■ **SET PROBLEM**: Without the pictures, print the lines running from the beginning of the material to the line containing "const precip2080s = [5.7, 16.6, null, -0.6, 8.2, null, 17.1];", both ends included.

■ **AVAILABLE DATA**:
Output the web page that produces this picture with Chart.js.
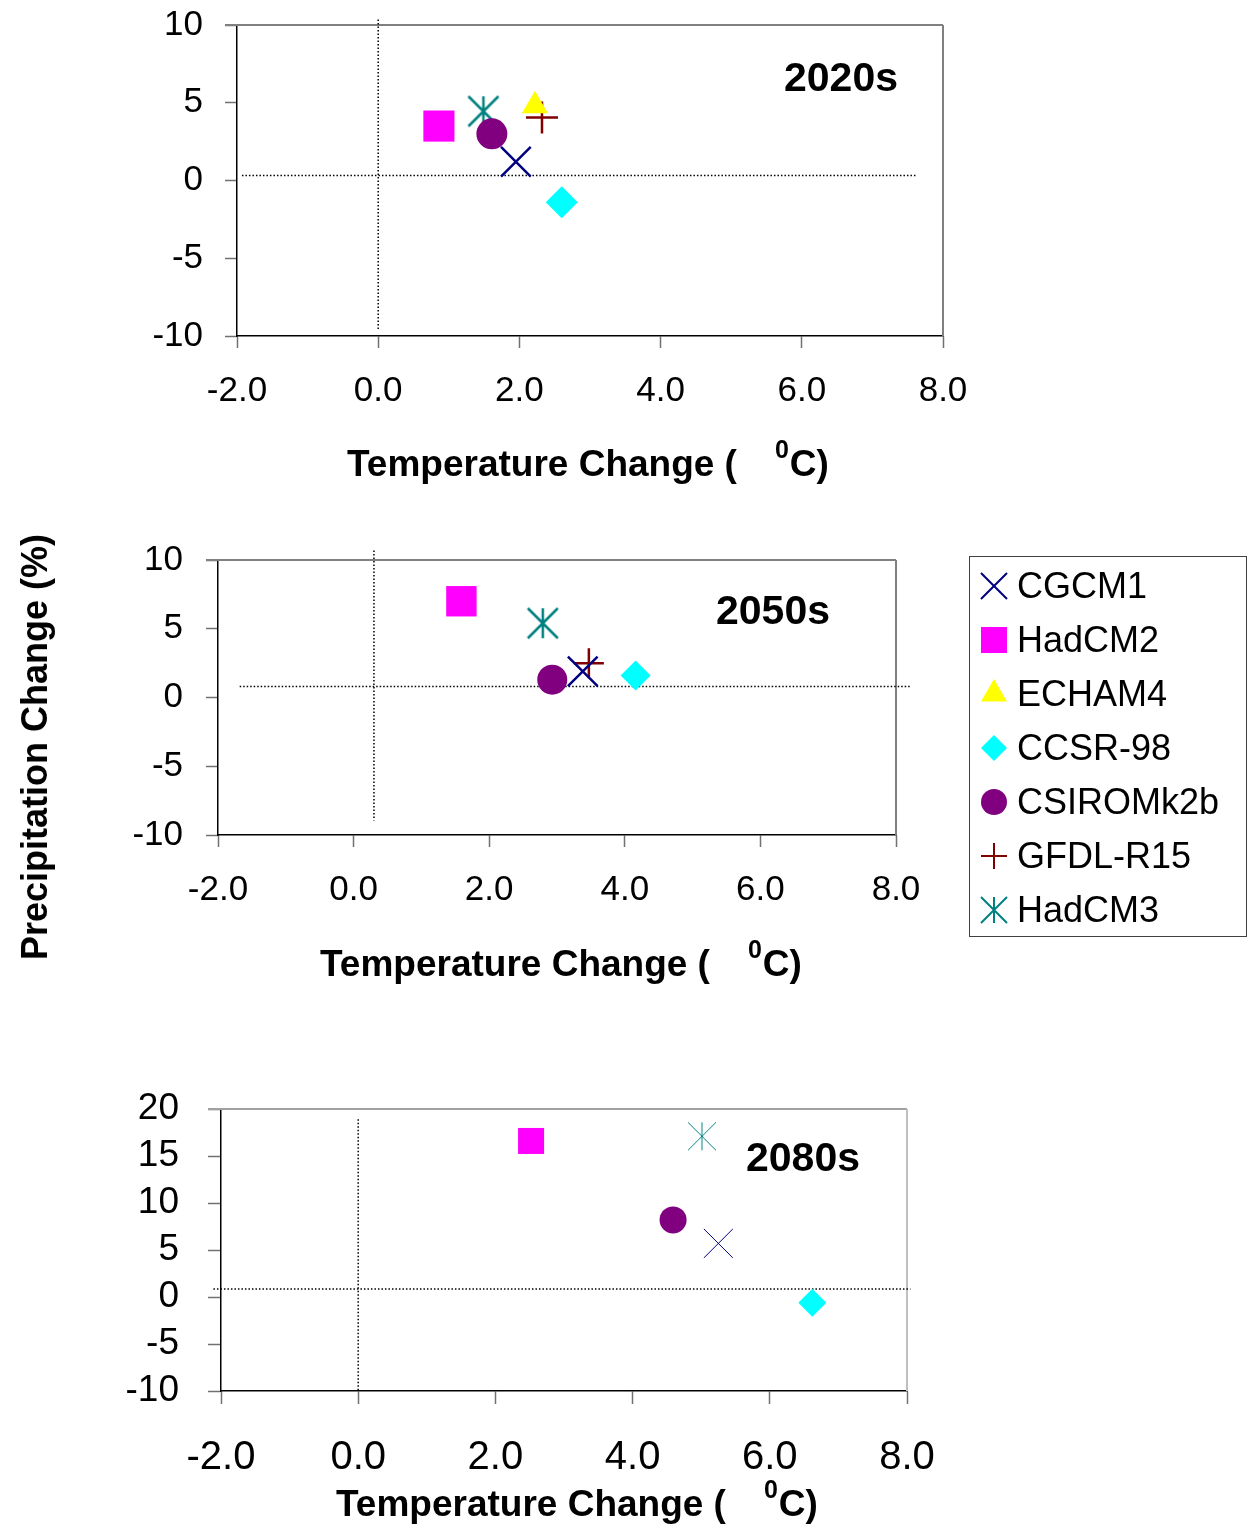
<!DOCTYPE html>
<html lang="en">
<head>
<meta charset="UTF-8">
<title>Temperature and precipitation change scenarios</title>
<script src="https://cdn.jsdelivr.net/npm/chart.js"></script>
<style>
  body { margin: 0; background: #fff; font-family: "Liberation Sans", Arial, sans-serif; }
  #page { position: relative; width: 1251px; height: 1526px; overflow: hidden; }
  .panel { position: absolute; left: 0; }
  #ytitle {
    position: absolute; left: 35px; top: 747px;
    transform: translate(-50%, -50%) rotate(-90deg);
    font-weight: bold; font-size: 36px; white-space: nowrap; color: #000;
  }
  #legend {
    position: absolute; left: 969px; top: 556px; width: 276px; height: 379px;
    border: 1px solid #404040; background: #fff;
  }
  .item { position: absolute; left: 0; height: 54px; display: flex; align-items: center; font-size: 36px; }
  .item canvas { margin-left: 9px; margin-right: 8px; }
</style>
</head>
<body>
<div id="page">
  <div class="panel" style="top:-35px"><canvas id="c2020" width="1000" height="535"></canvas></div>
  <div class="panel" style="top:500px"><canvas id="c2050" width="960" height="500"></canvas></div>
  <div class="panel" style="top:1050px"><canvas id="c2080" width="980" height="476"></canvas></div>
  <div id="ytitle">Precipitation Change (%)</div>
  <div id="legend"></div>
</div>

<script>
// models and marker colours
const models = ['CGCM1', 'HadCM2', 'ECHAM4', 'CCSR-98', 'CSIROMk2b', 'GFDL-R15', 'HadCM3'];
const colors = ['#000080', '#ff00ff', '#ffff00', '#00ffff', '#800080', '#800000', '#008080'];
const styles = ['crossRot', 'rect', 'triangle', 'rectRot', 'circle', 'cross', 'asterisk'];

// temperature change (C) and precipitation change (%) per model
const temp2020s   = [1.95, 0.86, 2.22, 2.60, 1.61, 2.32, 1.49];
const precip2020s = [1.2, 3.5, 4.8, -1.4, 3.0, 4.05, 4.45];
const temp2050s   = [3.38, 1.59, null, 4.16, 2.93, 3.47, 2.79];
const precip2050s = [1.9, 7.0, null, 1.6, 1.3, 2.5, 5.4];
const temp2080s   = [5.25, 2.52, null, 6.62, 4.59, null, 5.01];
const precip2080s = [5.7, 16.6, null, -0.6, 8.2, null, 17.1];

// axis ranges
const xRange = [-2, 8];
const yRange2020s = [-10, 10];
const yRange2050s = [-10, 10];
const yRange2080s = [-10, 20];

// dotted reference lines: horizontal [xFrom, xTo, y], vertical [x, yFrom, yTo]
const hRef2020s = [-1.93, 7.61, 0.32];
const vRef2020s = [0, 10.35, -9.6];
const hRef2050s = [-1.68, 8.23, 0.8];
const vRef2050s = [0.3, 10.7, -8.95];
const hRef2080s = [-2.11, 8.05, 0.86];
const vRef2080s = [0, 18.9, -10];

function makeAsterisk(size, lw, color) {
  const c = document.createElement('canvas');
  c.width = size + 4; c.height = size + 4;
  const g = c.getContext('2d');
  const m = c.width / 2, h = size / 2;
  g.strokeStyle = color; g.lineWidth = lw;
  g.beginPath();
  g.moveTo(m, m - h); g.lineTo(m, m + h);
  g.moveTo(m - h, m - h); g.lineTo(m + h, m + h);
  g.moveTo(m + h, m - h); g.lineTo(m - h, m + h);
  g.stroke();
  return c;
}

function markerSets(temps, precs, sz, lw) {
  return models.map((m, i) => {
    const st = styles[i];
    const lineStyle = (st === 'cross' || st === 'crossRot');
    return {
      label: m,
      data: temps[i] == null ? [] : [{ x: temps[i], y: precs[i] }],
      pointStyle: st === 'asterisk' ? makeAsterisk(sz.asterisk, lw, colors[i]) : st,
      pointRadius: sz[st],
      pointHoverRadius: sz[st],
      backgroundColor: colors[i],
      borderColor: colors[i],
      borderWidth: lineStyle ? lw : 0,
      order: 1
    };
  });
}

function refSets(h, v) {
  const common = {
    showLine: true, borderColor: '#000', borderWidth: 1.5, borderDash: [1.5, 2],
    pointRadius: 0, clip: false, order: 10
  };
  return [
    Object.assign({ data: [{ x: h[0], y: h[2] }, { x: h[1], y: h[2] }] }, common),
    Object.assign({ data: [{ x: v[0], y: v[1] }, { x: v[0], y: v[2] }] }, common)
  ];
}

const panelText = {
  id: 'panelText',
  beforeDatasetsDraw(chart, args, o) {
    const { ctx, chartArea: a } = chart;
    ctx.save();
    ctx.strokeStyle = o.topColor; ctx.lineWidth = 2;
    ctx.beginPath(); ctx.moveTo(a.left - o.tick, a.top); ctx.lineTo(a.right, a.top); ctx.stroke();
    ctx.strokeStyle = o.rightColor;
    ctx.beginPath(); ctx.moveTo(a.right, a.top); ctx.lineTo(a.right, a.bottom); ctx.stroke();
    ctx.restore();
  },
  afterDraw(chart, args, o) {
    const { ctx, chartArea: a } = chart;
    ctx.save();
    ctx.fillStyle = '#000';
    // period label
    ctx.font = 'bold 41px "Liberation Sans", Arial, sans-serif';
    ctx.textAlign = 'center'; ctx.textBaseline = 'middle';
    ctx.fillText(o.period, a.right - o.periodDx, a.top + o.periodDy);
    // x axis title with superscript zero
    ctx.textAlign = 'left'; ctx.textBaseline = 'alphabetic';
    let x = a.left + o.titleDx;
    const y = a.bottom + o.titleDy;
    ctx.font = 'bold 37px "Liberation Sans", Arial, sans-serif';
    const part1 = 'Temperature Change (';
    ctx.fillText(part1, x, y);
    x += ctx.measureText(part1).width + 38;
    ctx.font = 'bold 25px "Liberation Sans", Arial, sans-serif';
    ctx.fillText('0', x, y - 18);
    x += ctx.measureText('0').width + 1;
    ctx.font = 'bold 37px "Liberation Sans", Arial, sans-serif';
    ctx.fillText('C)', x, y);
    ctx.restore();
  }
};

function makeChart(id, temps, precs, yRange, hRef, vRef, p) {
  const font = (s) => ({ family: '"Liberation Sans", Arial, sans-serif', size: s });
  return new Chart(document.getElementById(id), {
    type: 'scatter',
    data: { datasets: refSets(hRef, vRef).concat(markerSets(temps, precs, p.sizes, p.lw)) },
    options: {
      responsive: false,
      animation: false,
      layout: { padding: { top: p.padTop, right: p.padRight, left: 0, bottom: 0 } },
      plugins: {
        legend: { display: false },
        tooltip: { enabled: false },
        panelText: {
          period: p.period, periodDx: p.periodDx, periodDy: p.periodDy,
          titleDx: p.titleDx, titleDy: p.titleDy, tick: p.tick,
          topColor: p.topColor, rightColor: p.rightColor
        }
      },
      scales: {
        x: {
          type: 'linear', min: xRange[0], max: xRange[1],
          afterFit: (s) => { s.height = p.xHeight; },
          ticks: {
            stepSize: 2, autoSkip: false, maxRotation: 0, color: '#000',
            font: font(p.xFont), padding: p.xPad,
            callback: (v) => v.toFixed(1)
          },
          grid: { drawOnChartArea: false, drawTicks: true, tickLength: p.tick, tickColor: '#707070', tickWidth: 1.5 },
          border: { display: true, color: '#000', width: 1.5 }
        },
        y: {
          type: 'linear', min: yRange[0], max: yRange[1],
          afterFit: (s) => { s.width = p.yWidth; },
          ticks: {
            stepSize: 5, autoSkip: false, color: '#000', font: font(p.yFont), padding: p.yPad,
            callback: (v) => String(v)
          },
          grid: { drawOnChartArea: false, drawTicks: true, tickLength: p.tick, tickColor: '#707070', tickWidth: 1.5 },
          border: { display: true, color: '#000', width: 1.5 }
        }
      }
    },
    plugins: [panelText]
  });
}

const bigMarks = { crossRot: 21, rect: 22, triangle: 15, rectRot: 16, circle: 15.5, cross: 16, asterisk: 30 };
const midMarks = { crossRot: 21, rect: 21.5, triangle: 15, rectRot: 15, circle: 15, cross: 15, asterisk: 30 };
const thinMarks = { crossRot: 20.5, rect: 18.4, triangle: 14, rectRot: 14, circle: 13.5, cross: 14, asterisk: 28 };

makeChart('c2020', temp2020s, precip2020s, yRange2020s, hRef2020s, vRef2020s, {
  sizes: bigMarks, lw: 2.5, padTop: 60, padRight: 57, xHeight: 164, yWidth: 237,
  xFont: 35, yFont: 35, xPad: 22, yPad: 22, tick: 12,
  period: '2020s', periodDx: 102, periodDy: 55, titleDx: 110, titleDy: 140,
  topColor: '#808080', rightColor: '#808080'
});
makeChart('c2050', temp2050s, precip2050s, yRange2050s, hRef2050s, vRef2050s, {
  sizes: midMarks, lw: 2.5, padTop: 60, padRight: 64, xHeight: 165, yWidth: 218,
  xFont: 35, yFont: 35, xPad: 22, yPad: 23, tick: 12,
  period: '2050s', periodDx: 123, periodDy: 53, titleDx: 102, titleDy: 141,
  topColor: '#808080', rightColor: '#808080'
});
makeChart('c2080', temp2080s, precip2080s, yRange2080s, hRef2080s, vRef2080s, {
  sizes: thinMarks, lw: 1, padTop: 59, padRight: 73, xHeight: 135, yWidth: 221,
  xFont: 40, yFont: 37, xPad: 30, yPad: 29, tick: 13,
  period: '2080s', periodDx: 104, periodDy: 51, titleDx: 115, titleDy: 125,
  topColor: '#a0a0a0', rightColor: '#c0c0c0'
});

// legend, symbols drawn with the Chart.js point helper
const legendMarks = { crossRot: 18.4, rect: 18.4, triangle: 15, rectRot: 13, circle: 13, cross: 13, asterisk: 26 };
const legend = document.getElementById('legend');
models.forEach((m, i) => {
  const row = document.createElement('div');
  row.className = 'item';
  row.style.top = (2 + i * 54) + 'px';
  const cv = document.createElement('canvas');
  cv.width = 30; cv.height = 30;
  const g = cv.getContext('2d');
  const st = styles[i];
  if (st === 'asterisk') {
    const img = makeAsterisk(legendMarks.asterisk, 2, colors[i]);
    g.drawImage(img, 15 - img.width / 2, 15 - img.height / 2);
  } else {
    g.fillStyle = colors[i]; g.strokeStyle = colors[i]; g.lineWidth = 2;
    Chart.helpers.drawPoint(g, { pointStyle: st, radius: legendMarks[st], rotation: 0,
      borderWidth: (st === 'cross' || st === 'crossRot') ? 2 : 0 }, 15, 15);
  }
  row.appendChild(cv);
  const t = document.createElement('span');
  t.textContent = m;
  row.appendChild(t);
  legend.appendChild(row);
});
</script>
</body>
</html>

■ **ANSWER TO THE TASK**:
Output the web page that produces this picture with Chart.js.
<!DOCTYPE html>
<html lang="en">
<head>
<meta charset="UTF-8">
<title>Temperature and precipitation change scenarios</title>
<script src="https://cdn.jsdelivr.net/npm/chart.js"></script>
<style>
  body { margin: 0; background: #fff; font-family: "Liberation Sans", Arial, sans-serif; }
  #page { position: relative; width: 1251px; height: 1526px; overflow: hidden; }
  .panel { position: absolute; left: 0; }
  #ytitle {
    position: absolute; left: 35px; top: 747px;
    transform: translate(-50%, -50%) rotate(-90deg);
    font-weight: bold; font-size: 36px; white-space: nowrap; color: #000;
  }
  #legend {
    position: absolute; left: 969px; top: 556px; width: 276px; height: 379px;
    border: 1px solid #404040; background: #fff;
  }
  .item { position: absolute; left: 0; height: 54px; display: flex; align-items: center; font-size: 36px; }
  .item canvas { margin-left: 9px; margin-right: 8px; }
</style>
</head>
<body>
<div id="page">
  <div class="panel" style="top:-35px"><canvas id="c2020" width="1000" height="535"></canvas></div>
  <div class="panel" style="top:500px"><canvas id="c2050" width="960" height="500"></canvas></div>
  <div class="panel" style="top:1050px"><canvas id="c2080" width="980" height="476"></canvas></div>
  <div id="ytitle">Precipitation Change (%)</div>
  <div id="legend"></div>
</div>

<script>
// models and marker colours
const models = ['CGCM1', 'HadCM2', 'ECHAM4', 'CCSR-98', 'CSIROMk2b', 'GFDL-R15', 'HadCM3'];
const colors = ['#000080', '#ff00ff', '#ffff00', '#00ffff', '#800080', '#800000', '#008080'];
const styles = ['crossRot', 'rect', 'triangle', 'rectRot', 'circle', 'cross', 'asterisk'];

// temperature change (C) and precipitation change (%) per model
const temp2020s   = [1.95, 0.86, 2.22, 2.60, 1.61, 2.32, 1.49];
const precip2020s = [1.2, 3.5, 4.8, -1.4, 3.0, 4.05, 4.45];
const temp2050s   = [3.38, 1.59, null, 4.16, 2.93, 3.47, 2.79];
const precip2050s = [1.9, 7.0, null, 1.6, 1.3, 2.5, 5.4];
const temp2080s   = [5.25, 2.52, null, 6.62, 4.59, null, 5.01];
const precip2080s = [5.7, 16.6, null, -0.6, 8.2, null, 17.1];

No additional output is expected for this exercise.